Some analysts cited in the reporting suggest that Earth-based HPM weapons at or above ~1 GW could disrupt sensitive satellite electronics or communications under certain conditions; a 20 GW device would therefore represent a substantial increase in nominal power. However, real-world effects on satellites depend on many factors not addressed by the basic power figure alone, including:

  • Distance and line-of-sight between emitter and target;
  • Beam focusing, pointing accuracy and antenna gain;
  • Atmospheric propagation losses and ionospheric effects;
  • Satellite shielding, hardening and operational redundancy;
  • Legal and operational constraints on using such systems.

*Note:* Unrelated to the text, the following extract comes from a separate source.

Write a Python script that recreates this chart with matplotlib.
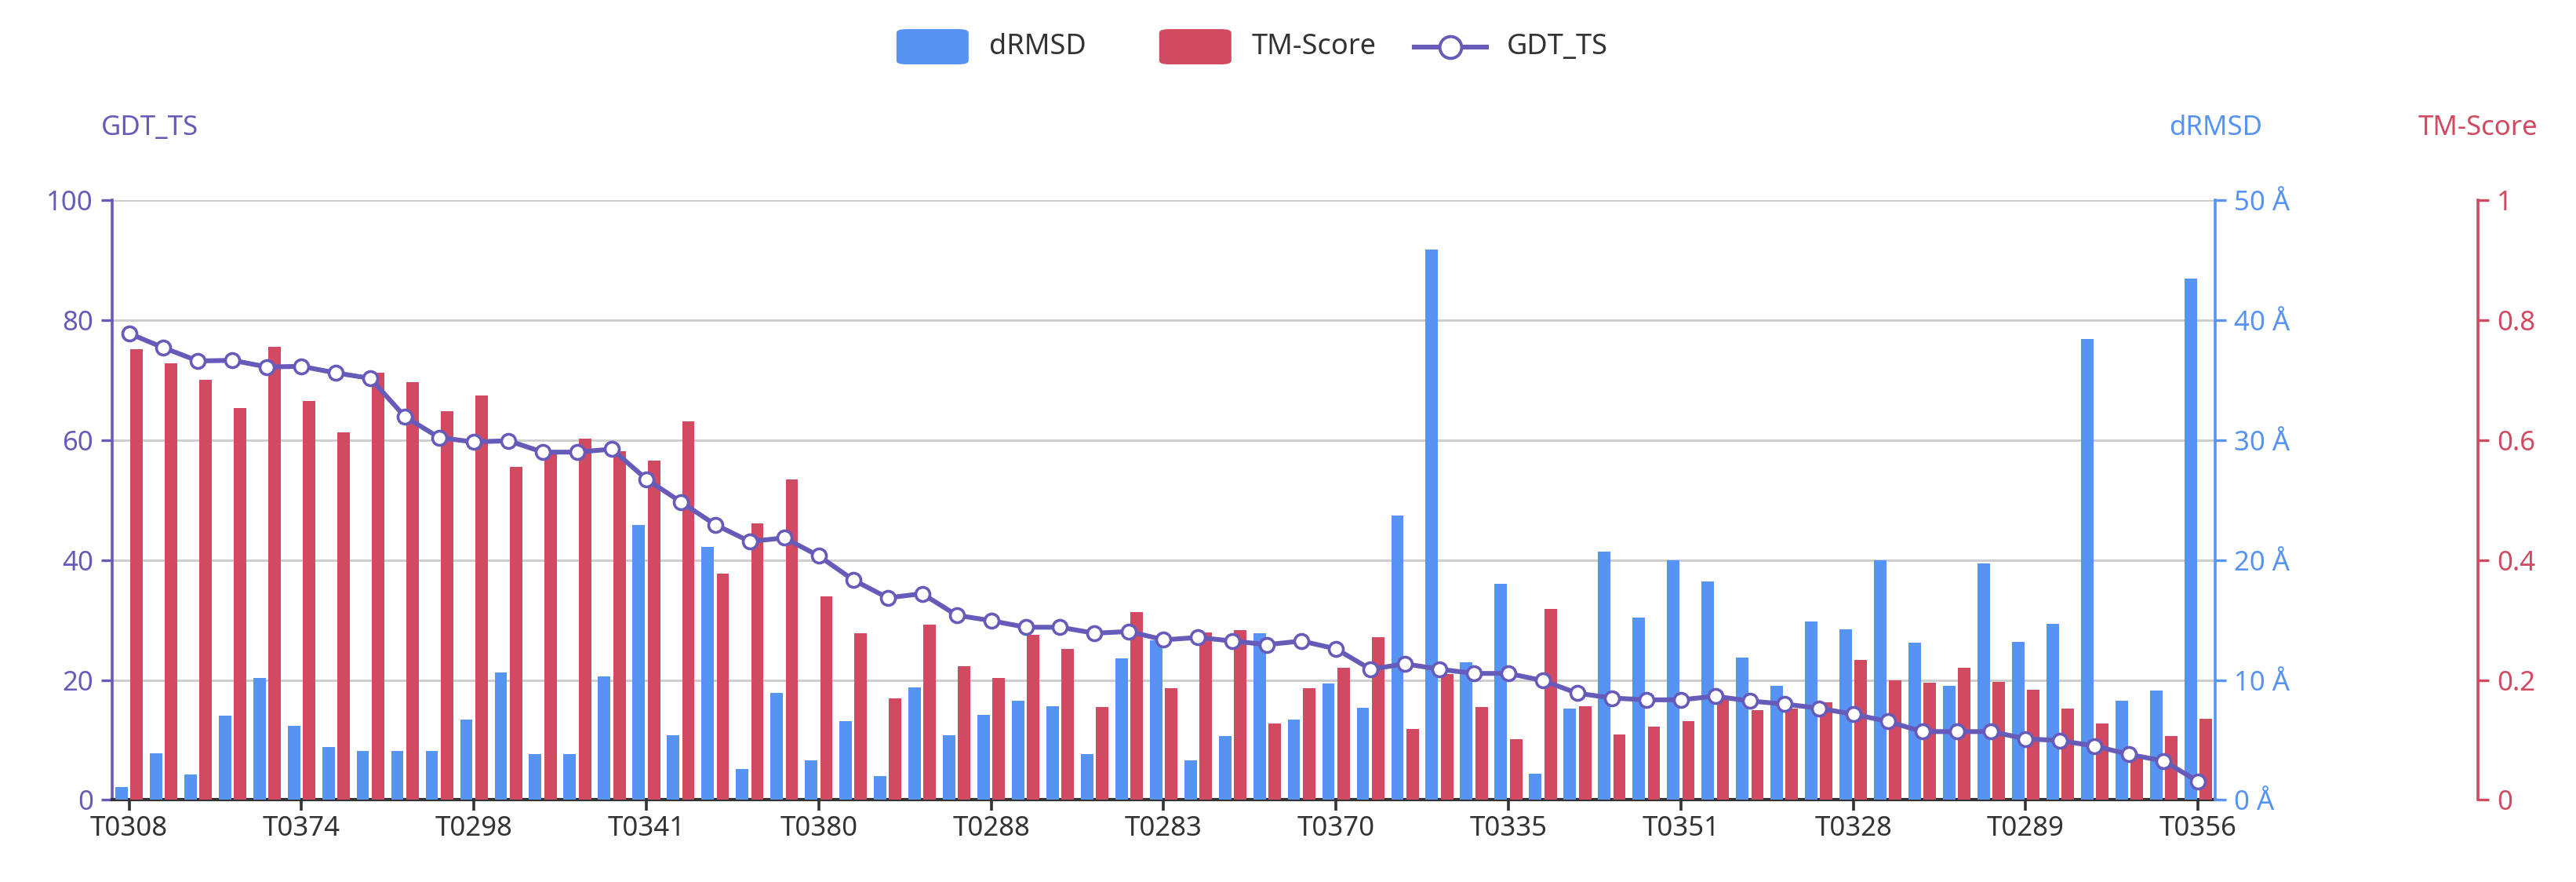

Because these factors materially affect whether and how an HPM system could damage or deny service from satellites, the reported 20 GW specification should be treated as an indicator of capability rather than a guaranteed operational effect on any given satellite constellation.

Strategic Implications

Separately, reporting notes Chinese simulations examining whether the People’s Liberation Army (PLA) might be able to use capabilities like HPM to interfere with or deny access to Starlink services regionally, for example in a contingency over Taiwan. Such studies reflect broader interest in space and electronic warfare, though they do not prove operational deployment or effectiveness in real-world conflict scenarios.

Sources And Verification

The primary media coverage cited is the South China Morning Post, which references work at NINT. Independent, peer-reviewed, or third-party technical confirmation of the TPG1000Cs's full claimed performance is not present in the open reporting; readers should treat the claims as reported by the developers and media rather than independently confirmed facts.

Note: This article summarizes media reports and the developers' claims and adds context about technical and operational limitations. It does not assert independently verified effects on specific satellite systems.